同性婚を認めるかどうかのディベート
昔トロントのダウンタウンにあるカレッジに通っていた時、スピーチの授業があった。
その授業で、ある時賛否意見が分かれがちなトピックのリストを教授が作り、それぞれのグループはくじ引きでランダムに対戦相手を決めてトピックを与えられた。
ずいぶん前のことで内容全ては覚えていないけど、安楽死、中絶、同性婚、などだったと思う。
私のチームメイトは、ブラジル出身の女性だった。
相手チームのメンバーはロシア出身の女性と、カザフスタン出身の女性だった。
私たち2チームが引いたディベートの題は”同性婚”だった。
賛成もしくは反対どちらを論じるかは両チームが相談して決めることになっていたので4人で集まって相談することに。
ものの数秒であっさりと決まった。
相手チームが反対の意見を論じたいと強く希望したからだった。実際の考えのもとの選択のようだった。
そして私とチームメイトのブラジル人の彼女も同性婚に賛成だったのでちょうどよかった。話を聞けば彼女にはゲイのいとこがいるということだった。
次の授業までの一週間、ブラジル人の彼女はいとこの身の上話をベースに内容を組み立て、私は実際の統計をリサーチすることになった。
当日、差別主義でいて強気な相手チームは自信にみなぎっていた!
ディベートは彼女たちの主張から始まった。
彼女らの主張をまとめると、『カナダでは同性婚や同性愛者のサポートに莫大な税金がかかっている、無駄使いだ。』というものだった。
『生まれつき同性愛の人間はいない。』とまで言っていたと思う。
彼女たちの言葉のきつさがすごいな、表情もきついと思った。。
課題を超えて同性愛者を嫌っているのがよく伝わった。
そして教授もよくこんなトピックを与えたな、とも感じた。
クラスの中に同性愛者がいたら、傷つくかもしれない。(なんとこの授業を受けていた何年も後にこの場にいたメキシコ出身の男性のクラスメイトがゲイだったとInstagramでフォローしあって知ることになる!この時どんな気持ちで聞いていたのかな、、!)
そして私の番になった。
相手側の『年間〇〇ドルも税金が使われていることをあなたは知っていましたか?』という問いに答えなければならなかった。
私は『知らなかった。』とこたえ、そして北米で自殺するティーンネージャーの多くが同性愛者であるという統計を示し、『多額の税金を投入する価値がある。』と反論した。
ブラジル出身のチームメイトが私の後に続いた。
いとこについて話していた。
ブラジルではまだトロントのように性の多様性が広く認められていない背景、それ故のいとこの葛藤などを話していた。

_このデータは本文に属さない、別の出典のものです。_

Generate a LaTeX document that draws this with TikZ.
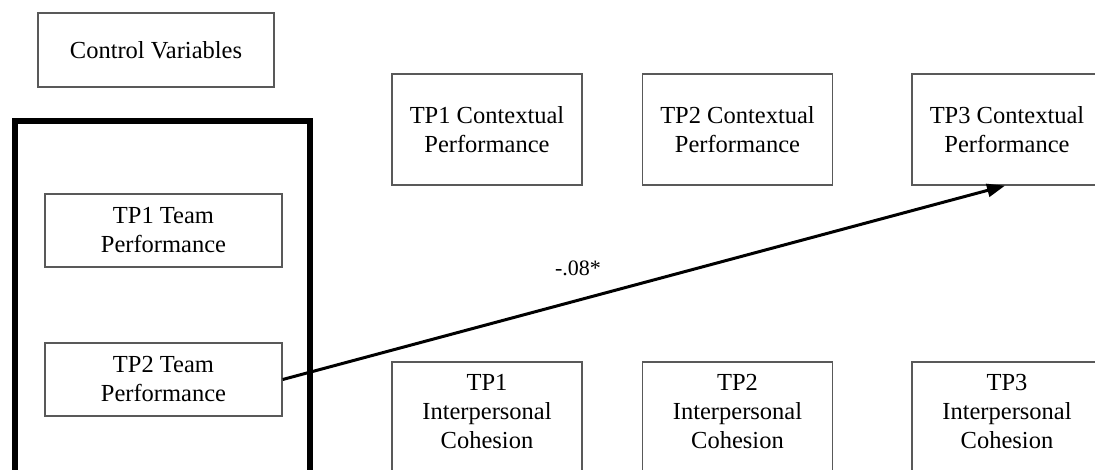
\documentclass[tikz,border=0pt]{standalone}
\usepackage{fontspec}
\setmainfont{Liberation Serif}
\usetikzlibrary{arrows.meta}
\tikzset{
  var/.style={draw=black!65, line width=1.4pt, align=center, inner sep=0pt,
    font=\fontsize{24.5}{29}\selectfont},
  ctx/.style={var, minimum width=190pt, minimum height=111pt},
  team/.style={var, minimum width=237pt, minimum height=73pt},
  groupframe/.style={draw=black, line width=6pt},
  path/.style={draw=black, line width=3pt, -{Triangle[length=18pt,width=13pt]}},
  coef/.style={font=\fontsize{22}{25}\selectfont, inner sep=0pt}
}
\newcommand{\lift}{\rule[-12pt]{0pt}{0pt}}
\begin{document}
\begin{tikzpicture}[x=1pt,y=-1pt]
\useasboundingbox (0,0) rectangle (1095,470);
\clip (0,0) rectangle (1095,470);
\node[team, minimum width=236pt, minimum height=74pt] (cv) at (156,50) {Control Variables};
\draw[groupframe] (15,121) rectangle (310,490);
\node[team] (tp1t) at (163.5,230.5) {TP1 Team\\Performance};
\node[team] (tp2t) at (163.5,379.5) {TP2 Team\\Performance};
\node[ctx] (tp1c) at (487,129.5) {TP1 Contextual\\Performance};
\node[ctx] (tp2c) at (737.5,129.5) {TP2 Contextual\\Performance};
\node[ctx] (tp3c) at (1007,129.5) {TP3 Contextual\\Performance};
\node[ctx] (tp1i) at (487,417.5) {TP1\\Interpersonal\\Cohesion\lift};
\node[ctx] (tp2i) at (737.5,417.5) {TP2\\Interpersonal\\Cohesion\lift};
\node[ctx] (tp3i) at (1007,417.5) {TP3\\Interpersonal\\Cohesion\lift};
\draw[path] (tp2t.east) -- ([xshift=-2pt]tp3c.south);
\node[coef] (lbl) at (578,268) {-.08*};
\end{tikzpicture}
\end{document}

チームメイトのいとこへの暖かい想いが滲み出ている主張と相手チームの突き放すような冷静で冷たい主張があまりにも対照的だった、ということと、自分の口から出る『ティーンネージャーの自殺』という言葉の重さが頭にのしかかって感情的になっていく自分を感じた。
そして思わず最後に一言、『自分のアイデンティティが社会に認められなかったら隠して生きる選択をするかもしれない。それがどんなに悲しいことか、私は想像もできない。』と少し感情的に付け加えてしまった。
10分ほどのディーベートはすぐに終わった。
勝敗はクラスメイトの挙手による多数決で決まる。どちらが説得力があったか。
結果は私たちが大勝だった。
ディベートをしていた私たち4人以外に15人ほどいたクラスメイトの中で1人だけ反対側に手をあげていたと思う。
そしてなんと私たちのチームはクラスメイトから拍手をもらった。
とても暖かい気分になった!
アフリカ出身の男性クラスメイトが私に『最後の発言で気持ちがこもってなかった?もしかして君、、、』と話しかけてきた。
私があまりにも感情的に話すから、私こそが同性愛者、当事者なのかもしれないと思ったようだ。
『違うけど、ディベートをしてるうちに感情的になってしまった、、』とだけ答えた。
教授の意図はさておき、いい経験をしたなと思った。
こうやって若い頃からカナダで勉強をする生徒たちはセンシティブな内容について意見を交わすことに慣れるのだろうな。
30歳を超えてからディベートに挑戦する私は免疫がなくて思わず涙目になってしまった。